Please print the lines between the one with "Rebuild this chart" and the one with "import seaborn as sns", both ends included, exactly as written, with no pictures.

════

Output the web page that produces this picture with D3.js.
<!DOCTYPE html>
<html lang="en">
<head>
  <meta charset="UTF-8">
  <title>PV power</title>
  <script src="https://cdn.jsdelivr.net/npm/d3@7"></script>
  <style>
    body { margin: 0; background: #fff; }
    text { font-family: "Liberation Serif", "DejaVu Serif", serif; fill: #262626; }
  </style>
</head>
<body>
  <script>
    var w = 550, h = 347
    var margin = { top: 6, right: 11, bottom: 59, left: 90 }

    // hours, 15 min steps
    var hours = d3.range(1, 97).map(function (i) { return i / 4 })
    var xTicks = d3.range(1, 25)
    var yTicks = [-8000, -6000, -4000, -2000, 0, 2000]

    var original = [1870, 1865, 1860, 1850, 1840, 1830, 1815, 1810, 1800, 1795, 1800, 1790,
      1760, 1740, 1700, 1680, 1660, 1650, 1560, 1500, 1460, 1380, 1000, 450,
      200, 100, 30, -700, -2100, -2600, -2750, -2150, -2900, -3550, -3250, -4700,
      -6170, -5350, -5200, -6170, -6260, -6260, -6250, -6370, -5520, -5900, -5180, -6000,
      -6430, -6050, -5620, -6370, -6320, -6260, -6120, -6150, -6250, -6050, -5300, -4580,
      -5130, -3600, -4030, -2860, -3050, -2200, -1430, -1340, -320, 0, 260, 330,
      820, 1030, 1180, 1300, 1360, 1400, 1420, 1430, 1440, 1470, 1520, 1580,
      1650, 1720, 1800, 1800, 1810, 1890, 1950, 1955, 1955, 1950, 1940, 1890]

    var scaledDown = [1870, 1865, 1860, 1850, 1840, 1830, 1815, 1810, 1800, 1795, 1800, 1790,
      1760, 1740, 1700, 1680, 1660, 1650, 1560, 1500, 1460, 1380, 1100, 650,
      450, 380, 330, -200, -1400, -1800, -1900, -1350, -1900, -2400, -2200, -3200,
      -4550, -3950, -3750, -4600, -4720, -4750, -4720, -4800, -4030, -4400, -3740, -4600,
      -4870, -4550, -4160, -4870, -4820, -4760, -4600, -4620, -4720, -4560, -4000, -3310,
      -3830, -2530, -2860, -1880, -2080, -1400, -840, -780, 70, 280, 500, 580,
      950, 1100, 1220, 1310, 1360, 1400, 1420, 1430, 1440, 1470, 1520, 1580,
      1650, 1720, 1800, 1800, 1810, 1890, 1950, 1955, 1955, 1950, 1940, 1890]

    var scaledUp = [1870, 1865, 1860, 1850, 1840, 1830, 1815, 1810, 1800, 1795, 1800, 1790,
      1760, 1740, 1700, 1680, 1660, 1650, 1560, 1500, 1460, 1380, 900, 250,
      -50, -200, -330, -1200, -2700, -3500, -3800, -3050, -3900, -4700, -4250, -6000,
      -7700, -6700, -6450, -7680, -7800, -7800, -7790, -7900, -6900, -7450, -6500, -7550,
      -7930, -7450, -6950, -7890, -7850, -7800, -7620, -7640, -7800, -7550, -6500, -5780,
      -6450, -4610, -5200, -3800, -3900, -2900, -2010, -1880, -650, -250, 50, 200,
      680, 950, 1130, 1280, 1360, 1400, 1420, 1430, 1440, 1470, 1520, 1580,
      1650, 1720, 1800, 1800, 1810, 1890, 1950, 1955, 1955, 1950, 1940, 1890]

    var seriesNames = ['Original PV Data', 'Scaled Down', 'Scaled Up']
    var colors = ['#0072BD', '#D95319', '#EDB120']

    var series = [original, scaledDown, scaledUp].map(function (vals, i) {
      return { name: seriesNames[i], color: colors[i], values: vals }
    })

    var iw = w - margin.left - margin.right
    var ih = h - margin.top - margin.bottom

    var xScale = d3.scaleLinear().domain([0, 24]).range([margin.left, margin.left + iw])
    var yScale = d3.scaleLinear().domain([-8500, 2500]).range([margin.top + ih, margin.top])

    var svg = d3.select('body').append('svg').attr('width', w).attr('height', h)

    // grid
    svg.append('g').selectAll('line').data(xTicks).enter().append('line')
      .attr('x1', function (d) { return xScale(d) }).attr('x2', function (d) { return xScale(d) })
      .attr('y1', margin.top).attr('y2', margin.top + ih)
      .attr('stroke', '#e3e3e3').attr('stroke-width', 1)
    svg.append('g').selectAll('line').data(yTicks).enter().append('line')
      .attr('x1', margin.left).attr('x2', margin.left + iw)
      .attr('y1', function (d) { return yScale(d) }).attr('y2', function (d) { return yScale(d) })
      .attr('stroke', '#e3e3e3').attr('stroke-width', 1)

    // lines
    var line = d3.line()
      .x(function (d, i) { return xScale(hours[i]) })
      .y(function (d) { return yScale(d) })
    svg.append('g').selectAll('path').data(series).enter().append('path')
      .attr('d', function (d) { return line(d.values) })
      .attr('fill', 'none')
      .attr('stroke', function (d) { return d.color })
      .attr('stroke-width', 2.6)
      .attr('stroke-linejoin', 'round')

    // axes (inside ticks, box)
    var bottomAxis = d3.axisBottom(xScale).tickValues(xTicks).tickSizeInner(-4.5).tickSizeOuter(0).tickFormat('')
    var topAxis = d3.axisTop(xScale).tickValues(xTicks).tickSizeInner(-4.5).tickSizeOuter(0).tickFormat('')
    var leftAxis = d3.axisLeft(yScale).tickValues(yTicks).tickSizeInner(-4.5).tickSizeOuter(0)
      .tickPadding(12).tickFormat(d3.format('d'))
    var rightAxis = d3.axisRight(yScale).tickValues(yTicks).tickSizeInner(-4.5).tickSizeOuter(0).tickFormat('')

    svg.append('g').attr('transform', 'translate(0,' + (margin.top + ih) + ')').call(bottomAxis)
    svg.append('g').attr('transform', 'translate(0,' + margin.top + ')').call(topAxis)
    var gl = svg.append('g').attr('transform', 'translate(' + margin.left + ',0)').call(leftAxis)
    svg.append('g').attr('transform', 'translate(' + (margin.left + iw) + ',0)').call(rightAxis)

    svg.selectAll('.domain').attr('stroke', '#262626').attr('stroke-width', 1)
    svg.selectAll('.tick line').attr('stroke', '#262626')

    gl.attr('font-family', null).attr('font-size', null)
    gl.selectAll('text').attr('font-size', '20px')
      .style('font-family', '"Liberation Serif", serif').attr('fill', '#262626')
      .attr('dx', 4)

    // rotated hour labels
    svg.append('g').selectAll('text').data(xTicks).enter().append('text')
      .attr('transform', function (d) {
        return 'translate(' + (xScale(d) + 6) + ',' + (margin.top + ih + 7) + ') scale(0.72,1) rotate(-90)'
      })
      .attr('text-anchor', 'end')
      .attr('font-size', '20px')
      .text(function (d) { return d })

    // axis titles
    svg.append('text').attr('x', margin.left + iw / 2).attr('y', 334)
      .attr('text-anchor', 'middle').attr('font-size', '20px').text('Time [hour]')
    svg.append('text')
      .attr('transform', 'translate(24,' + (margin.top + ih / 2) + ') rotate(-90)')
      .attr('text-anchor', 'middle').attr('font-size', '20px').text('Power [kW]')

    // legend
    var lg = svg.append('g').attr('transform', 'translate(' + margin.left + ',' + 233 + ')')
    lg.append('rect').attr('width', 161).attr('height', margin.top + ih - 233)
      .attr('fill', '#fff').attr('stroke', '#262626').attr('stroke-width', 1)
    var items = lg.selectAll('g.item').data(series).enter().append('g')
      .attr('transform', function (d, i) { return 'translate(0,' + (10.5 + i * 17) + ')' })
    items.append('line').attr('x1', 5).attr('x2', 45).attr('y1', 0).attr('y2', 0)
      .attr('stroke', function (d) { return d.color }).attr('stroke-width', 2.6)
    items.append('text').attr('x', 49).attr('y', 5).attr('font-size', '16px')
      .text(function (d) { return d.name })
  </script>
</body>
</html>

════

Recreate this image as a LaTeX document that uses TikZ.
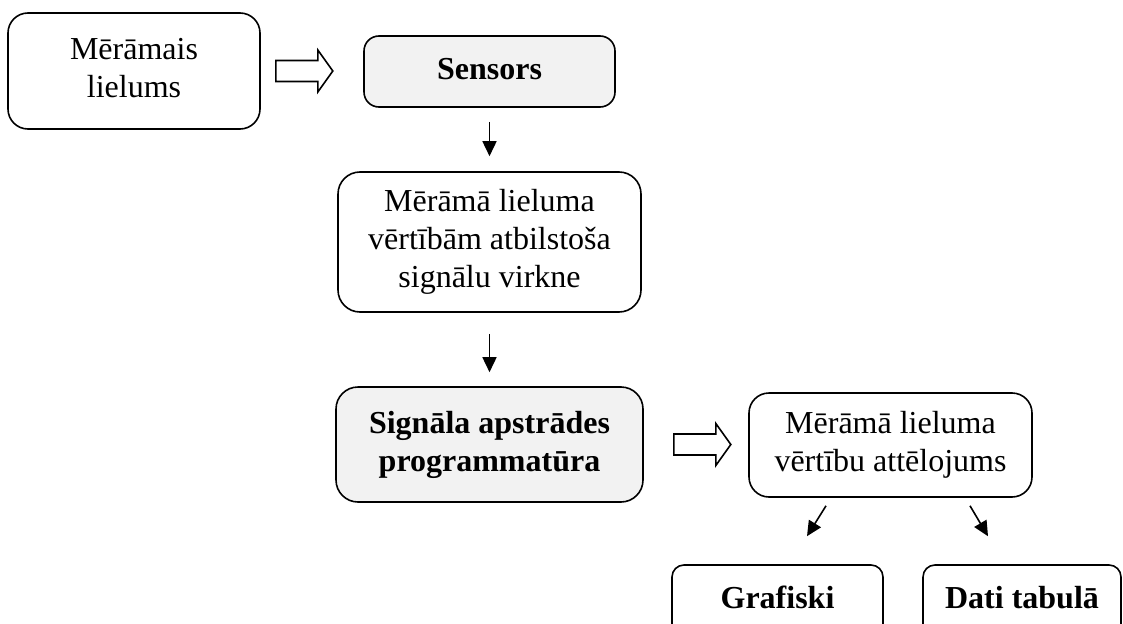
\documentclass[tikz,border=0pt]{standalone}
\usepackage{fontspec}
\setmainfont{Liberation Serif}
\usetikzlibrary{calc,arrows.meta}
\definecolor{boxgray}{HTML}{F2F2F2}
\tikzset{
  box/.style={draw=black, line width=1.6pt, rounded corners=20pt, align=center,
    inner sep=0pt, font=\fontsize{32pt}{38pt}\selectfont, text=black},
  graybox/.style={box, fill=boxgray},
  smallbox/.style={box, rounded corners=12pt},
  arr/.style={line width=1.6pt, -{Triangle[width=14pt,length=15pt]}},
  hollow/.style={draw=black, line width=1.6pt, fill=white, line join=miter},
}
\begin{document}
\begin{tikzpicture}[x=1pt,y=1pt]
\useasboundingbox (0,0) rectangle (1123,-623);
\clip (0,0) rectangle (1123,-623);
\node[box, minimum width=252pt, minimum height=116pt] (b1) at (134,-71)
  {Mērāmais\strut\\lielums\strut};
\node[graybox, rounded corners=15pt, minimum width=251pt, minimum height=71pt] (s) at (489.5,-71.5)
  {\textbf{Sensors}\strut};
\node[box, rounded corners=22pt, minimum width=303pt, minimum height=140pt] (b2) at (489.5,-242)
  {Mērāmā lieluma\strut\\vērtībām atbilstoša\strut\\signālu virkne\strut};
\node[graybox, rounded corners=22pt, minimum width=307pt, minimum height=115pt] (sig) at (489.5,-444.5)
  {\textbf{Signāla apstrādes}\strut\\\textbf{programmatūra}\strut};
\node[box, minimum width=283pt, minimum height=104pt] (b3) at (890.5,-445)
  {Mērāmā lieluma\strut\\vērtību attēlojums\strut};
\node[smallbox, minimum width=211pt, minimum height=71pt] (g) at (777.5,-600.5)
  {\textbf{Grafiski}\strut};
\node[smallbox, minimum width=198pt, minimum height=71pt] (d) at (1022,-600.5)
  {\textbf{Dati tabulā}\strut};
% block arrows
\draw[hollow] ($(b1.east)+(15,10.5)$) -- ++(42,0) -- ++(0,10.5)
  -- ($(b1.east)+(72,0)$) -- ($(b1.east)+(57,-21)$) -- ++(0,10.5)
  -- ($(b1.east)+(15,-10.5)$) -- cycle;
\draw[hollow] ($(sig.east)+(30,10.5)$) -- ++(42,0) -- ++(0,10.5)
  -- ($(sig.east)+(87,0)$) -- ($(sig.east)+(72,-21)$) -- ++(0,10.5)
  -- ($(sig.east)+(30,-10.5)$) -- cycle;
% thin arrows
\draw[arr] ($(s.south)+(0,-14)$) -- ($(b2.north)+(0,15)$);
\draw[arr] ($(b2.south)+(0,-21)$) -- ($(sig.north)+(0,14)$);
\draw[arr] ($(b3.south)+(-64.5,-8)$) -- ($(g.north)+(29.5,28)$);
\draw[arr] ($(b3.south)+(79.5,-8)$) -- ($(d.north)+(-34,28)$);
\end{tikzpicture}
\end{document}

════

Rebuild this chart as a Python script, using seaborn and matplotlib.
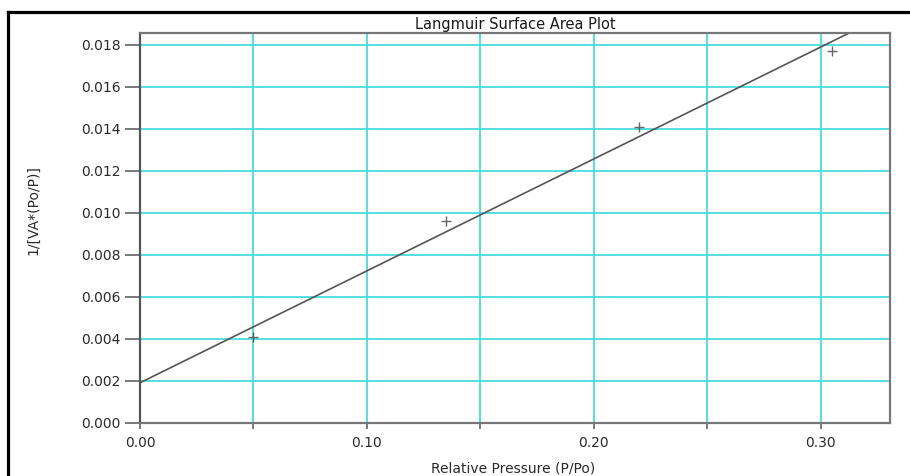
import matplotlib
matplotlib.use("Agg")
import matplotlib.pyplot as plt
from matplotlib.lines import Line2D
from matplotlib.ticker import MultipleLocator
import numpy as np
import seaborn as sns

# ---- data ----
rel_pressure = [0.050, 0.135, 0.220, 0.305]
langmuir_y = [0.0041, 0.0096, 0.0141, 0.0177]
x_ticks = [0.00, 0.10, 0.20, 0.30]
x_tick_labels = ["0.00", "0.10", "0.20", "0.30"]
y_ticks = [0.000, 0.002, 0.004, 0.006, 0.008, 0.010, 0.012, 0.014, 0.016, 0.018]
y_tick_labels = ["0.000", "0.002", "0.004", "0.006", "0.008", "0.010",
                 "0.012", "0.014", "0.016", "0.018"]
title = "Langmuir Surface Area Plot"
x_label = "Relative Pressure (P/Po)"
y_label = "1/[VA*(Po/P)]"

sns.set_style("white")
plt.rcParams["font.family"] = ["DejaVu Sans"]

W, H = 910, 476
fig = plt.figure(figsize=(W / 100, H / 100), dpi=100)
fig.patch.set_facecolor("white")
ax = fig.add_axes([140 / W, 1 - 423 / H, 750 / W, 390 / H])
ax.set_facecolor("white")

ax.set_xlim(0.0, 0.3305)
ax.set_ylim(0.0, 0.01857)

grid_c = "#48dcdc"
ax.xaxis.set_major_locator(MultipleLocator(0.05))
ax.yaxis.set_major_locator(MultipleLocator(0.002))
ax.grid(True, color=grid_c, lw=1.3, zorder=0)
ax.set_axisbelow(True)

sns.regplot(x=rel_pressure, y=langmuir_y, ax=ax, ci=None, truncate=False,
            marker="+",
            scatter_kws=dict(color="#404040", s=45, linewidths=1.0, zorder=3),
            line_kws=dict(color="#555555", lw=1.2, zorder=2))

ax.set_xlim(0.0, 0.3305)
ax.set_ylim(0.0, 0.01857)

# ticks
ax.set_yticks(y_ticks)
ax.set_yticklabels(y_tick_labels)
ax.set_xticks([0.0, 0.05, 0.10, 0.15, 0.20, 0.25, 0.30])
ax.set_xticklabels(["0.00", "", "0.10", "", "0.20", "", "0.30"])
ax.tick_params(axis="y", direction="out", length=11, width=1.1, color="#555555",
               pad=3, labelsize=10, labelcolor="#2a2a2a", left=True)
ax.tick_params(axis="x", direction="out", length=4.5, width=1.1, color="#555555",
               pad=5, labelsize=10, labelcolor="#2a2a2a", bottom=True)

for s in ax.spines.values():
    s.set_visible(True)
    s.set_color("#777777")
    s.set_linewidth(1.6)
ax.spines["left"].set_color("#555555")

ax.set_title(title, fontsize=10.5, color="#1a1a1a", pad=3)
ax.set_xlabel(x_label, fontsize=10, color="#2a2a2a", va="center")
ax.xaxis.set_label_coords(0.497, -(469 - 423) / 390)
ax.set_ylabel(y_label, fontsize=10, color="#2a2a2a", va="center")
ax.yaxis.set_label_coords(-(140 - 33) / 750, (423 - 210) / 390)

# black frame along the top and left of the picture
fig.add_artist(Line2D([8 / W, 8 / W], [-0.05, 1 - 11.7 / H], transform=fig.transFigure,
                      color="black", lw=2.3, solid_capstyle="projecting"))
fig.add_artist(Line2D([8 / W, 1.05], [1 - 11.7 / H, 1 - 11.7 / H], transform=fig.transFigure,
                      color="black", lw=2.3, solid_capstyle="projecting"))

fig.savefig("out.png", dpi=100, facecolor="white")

════

> Solved problem
Rebuild this chart as a Python script, using seaborn and matplotlib.
import matplotlib
matplotlib.use("Agg")
import matplotlib.pyplot as plt
from matplotlib.lines import Line2D
from matplotlib.ticker import MultipleLocator
import numpy as np
import seaborn as sns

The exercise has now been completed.